### EXERCISE REQUIREMENTS
Without the pictures, set down every line of the data exactly.

★ ★ ★

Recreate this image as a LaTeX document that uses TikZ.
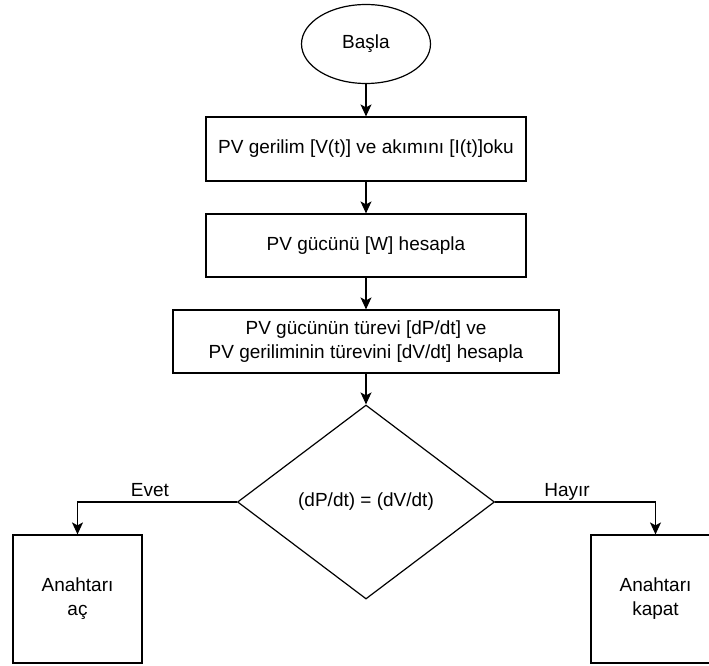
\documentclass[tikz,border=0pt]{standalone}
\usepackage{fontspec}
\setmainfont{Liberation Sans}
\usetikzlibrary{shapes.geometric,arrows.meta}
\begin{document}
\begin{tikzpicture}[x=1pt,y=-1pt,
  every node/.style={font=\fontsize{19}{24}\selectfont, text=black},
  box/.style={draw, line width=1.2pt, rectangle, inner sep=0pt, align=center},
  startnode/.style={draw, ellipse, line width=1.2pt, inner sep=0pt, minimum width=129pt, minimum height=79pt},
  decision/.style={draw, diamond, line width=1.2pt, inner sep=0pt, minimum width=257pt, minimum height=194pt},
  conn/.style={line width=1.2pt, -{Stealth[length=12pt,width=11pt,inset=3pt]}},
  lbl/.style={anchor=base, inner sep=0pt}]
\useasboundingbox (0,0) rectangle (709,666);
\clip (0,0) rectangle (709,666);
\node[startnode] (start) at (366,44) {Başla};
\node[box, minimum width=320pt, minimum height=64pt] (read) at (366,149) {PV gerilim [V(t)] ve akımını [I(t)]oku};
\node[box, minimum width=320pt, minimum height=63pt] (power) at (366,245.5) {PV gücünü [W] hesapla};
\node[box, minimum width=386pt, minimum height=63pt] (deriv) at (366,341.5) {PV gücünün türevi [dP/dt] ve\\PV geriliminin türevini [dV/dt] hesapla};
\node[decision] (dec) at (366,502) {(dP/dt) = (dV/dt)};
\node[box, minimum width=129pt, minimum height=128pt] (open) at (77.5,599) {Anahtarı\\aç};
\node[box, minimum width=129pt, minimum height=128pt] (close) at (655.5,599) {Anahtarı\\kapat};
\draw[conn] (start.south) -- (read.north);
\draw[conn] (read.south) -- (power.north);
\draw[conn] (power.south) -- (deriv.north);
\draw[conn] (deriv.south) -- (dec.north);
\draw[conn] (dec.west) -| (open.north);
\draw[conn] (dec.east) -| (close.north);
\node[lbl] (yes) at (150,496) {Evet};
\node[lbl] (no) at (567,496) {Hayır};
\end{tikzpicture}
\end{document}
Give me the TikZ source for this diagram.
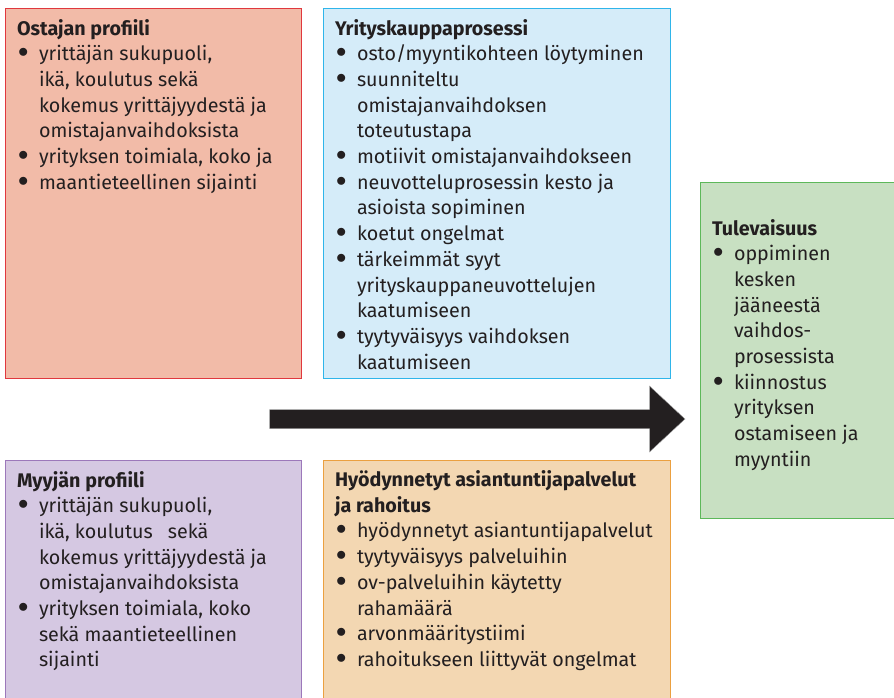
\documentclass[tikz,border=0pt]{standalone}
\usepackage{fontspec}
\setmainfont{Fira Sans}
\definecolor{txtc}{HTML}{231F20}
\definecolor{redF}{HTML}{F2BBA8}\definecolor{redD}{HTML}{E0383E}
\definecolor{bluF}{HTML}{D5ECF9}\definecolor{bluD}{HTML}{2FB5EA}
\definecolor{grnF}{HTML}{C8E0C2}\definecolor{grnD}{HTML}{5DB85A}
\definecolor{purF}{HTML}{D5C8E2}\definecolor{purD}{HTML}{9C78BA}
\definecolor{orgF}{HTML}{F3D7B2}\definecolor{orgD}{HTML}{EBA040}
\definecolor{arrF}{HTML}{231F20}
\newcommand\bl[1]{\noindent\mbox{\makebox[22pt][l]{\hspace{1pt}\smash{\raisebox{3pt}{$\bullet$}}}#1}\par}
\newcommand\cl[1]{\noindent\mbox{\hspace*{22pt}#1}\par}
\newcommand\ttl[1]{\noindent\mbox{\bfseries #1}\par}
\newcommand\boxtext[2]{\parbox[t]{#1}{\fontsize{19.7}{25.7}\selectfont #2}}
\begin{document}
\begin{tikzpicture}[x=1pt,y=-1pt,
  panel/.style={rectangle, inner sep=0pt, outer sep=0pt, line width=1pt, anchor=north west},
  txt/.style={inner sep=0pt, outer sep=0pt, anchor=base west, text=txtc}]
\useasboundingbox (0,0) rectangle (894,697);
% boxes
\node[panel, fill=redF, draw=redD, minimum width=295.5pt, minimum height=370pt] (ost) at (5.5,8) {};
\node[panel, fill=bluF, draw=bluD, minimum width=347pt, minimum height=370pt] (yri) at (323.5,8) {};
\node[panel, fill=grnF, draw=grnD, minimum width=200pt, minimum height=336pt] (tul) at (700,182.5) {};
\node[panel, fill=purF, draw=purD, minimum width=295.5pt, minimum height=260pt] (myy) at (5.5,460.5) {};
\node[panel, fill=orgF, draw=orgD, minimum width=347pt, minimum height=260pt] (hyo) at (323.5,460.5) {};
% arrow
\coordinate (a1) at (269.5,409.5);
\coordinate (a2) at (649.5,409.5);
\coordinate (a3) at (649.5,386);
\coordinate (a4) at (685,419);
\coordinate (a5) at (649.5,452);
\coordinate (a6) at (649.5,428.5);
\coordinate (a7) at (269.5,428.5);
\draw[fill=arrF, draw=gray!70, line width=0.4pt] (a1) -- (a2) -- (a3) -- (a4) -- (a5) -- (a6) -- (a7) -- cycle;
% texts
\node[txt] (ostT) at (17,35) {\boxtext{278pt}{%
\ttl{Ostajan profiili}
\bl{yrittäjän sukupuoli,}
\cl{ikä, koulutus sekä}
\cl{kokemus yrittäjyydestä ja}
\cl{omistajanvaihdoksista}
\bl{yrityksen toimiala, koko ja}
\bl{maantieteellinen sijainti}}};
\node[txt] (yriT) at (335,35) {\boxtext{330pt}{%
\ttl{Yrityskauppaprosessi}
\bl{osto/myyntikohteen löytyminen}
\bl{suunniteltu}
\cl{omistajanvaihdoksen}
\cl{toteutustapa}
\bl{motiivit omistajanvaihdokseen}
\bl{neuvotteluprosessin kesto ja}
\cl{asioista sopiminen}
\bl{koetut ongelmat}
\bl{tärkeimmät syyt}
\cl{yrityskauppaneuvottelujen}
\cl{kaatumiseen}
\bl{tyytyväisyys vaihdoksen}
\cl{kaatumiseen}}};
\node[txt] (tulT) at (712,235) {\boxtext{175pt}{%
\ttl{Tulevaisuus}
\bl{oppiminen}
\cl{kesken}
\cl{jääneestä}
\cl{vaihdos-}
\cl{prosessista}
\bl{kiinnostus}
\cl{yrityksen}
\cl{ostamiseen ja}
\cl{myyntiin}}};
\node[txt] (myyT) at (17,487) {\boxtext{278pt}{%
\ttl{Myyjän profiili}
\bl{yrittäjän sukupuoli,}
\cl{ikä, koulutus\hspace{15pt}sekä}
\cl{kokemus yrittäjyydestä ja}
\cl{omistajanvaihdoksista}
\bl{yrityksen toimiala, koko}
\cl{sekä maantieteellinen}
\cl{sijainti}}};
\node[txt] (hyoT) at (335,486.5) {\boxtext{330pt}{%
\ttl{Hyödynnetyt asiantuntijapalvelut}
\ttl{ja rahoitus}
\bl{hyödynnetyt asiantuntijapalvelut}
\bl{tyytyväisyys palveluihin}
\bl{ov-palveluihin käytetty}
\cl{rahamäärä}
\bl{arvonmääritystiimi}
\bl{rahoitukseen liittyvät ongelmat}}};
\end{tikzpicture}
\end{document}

★ ★ ★

### RESULT FOR THIS TASK
Recreate this image as a LaTeX document that uses TikZ.
\documentclass[tikz,border=0pt]{standalone}
\usepackage{fontspec}
\setmainfont{Liberation Sans}
\usetikzlibrary{shapes.geometric,arrows.meta}
\begin{document}
\begin{tikzpicture}[x=1pt,y=-1pt,
  every node/.style={font=\fontsize{19}{24}\selectfont, text=black},
  box/.style={draw, line width=1.2pt, rectangle, inner sep=0pt, align=center},
  startnode/.style={draw, ellipse, line width=1.2pt, inner sep=0pt, minimum width=129pt, minimum height=79pt},
  decision/.style={draw, diamond, line width=1.2pt, inner sep=0pt, minimum width=257pt, minimum height=194pt},
  conn/.style={line width=1.2pt, -{Stealth[length=12pt,width=11pt,inset=3pt]}},
  lbl/.style={anchor=base, inner sep=0pt}]
\useasboundingbox (0,0) rectangle (709,666);
\clip (0,0) rectangle (709,666);
\node[startnode] (start) at (366,44) {Başla};
\node[box, minimum width=320pt, minimum height=64pt] (read) at (366,149) {PV gerilim [V(t)] ve akımını [I(t)]oku};
\node[box, minimum width=320pt, minimum height=63pt] (power) at (366,245.5) {PV gücünü [W] hesapla};
\node[box, minimum width=386pt, minimum height=63pt] (deriv) at (366,341.5) {PV gücünün türevi [dP/dt] ve\\PV geriliminin türevini [dV/dt] hesapla};
\node[decision] (dec) at (366,502) {(dP/dt) = (dV/dt)};
\node[box, minimum width=129pt, minimum height=128pt] (open) at (77.5,599) {Anahtarı\\aç};
\node[box, minimum width=129pt, minimum height=128pt] (close) at (655.5,599) {Anahtarı\\kapat};
\draw[conn] (start.south) -- (read.north);
\draw[conn] (read.south) -- (power.north);
\draw[conn] (power.south) -- (deriv.north);
\draw[conn] (deriv.south) -- (dec.north);
\draw[conn] (dec.west) -| (open.north);
\draw[conn] (dec.east) -| (close.north);
\node[lbl] (yes) at (150,496) {Evet};
\node[lbl] (no) at (567,496) {Hayır};
\end{tikzpicture}
\end{document}
Give me the TikZ source for this diagram.
\documentclass[tikz,border=0pt]{standalone}
\usepackage{fontspec}
\setmainfont{Fira Sans}
\definecolor{txtc}{HTML}{231F20}
\definecolor{redF}{HTML}{F2BBA8}\definecolor{redD}{HTML}{E0383E}
\definecolor{bluF}{HTML}{D5ECF9}\definecolor{bluD}{HTML}{2FB5EA}
\definecolor{grnF}{HTML}{C8E0C2}\definecolor{grnD}{HTML}{5DB85A}
\definecolor{purF}{HTML}{D5C8E2}\definecolor{purD}{HTML}{9C78BA}
\definecolor{orgF}{HTML}{F3D7B2}\definecolor{orgD}{HTML}{EBA040}
\definecolor{arrF}{HTML}{231F20}
\newcommand\bl[1]{\noindent\mbox{\makebox[22pt][l]{\hspace{1pt}\smash{\raisebox{3pt}{$\bullet$}}}#1}\par}
\newcommand\cl[1]{\noindent\mbox{\hspace*{22pt}#1}\par}
\newcommand\ttl[1]{\noindent\mbox{\bfseries #1}\par}
\newcommand\boxtext[2]{\parbox[t]{#1}{\fontsize{19.7}{25.7}\selectfont #2}}
\begin{document}
\begin{tikzpicture}[x=1pt,y=-1pt,
  panel/.style={rectangle, inner sep=0pt, outer sep=0pt, line width=1pt, anchor=north west},
  txt/.style={inner sep=0pt, outer sep=0pt, anchor=base west, text=txtc}]
\useasboundingbox (0,0) rectangle (894,697);
% boxes
\node[panel, fill=redF, draw=redD, minimum width=295.5pt, minimum height=370pt] (ost) at (5.5,8) {};
\node[panel, fill=bluF, draw=bluD, minimum width=347pt, minimum height=370pt] (yri) at (323.5,8) {};
\node[panel, fill=grnF, draw=grnD, minimum width=200pt, minimum height=336pt] (tul) at (700,182.5) {};
\node[panel, fill=purF, draw=purD, minimum width=295.5pt, minimum height=260pt] (myy) at (5.5,460.5) {};
\node[panel, fill=orgF, draw=orgD, minimum width=347pt, minimum height=260pt] (hyo) at (323.5,460.5) {};
% arrow
\coordinate (a1) at (269.5,409.5);
\coordinate (a2) at (649.5,409.5);
\coordinate (a3) at (649.5,386);
\coordinate (a4) at (685,419);
\coordinate (a5) at (649.5,452);
\coordinate (a6) at (649.5,428.5);
\coordinate (a7) at (269.5,428.5);
\draw[fill=arrF, draw=gray!70, line width=0.4pt] (a1) -- (a2) -- (a3) -- (a4) -- (a5) -- (a6) -- (a7) -- cycle;
% texts
\node[txt] (ostT) at (17,35) {\boxtext{278pt}{%
\ttl{Ostajan profiili}
\bl{yrittäjän sukupuoli,}
\cl{ikä, koulutus sekä}
\cl{kokemus yrittäjyydestä ja}
\cl{omistajanvaihdoksista}
\bl{yrityksen toimiala, koko ja}
\bl{maantieteellinen sijainti}}};
\node[txt] (yriT) at (335,35) {\boxtext{330pt}{%
\ttl{Yrityskauppaprosessi}
\bl{osto/myyntikohteen löytyminen}
\bl{suunniteltu}
\cl{omistajanvaihdoksen}
\cl{toteutustapa}
\bl{motiivit omistajanvaihdokseen}
\bl{neuvotteluprosessin kesto ja}
\cl{asioista sopiminen}
\bl{koetut ongelmat}
\bl{tärkeimmät syyt}
\cl{yrityskauppaneuvottelujen}
\cl{kaatumiseen}
\bl{tyytyväisyys vaihdoksen}
\cl{kaatumiseen}}};
\node[txt] (tulT) at (712,235) {\boxtext{175pt}{%
\ttl{Tulevaisuus}
\bl{oppiminen}
\cl{kesken}
\cl{jääneestä}
\cl{vaihdos-}
\cl{prosessista}
\bl{kiinnostus}
\cl{yrityksen}
\cl{ostamiseen ja}
\cl{myyntiin}}};
\node[txt] (myyT) at (17,487) {\boxtext{278pt}{%
\ttl{Myyjän profiili}
\bl{yrittäjän sukupuoli,}
\cl{ikä, koulutus\hspace{15pt}sekä}
\cl{kokemus yrittäjyydestä ja}
\cl{omistajanvaihdoksista}
\bl{yrityksen toimiala, koko}
\cl{sekä maantieteellinen}
\cl{sijainti}}};
\node[txt] (hyoT) at (335,486.5) {\boxtext{330pt}{%
\ttl{Hyödynnetyt asiantuntijapalvelut}
\ttl{ja rahoitus}
\bl{hyödynnetyt asiantuntijapalvelut}
\bl{tyytyväisyys palveluihin}
\bl{ov-palveluihin käytetty}
\cl{rahamäärä}
\bl{arvonmääritystiimi}
\bl{rahoitukseen liittyvät ongelmat}}};
\end{tikzpicture}
\end{document}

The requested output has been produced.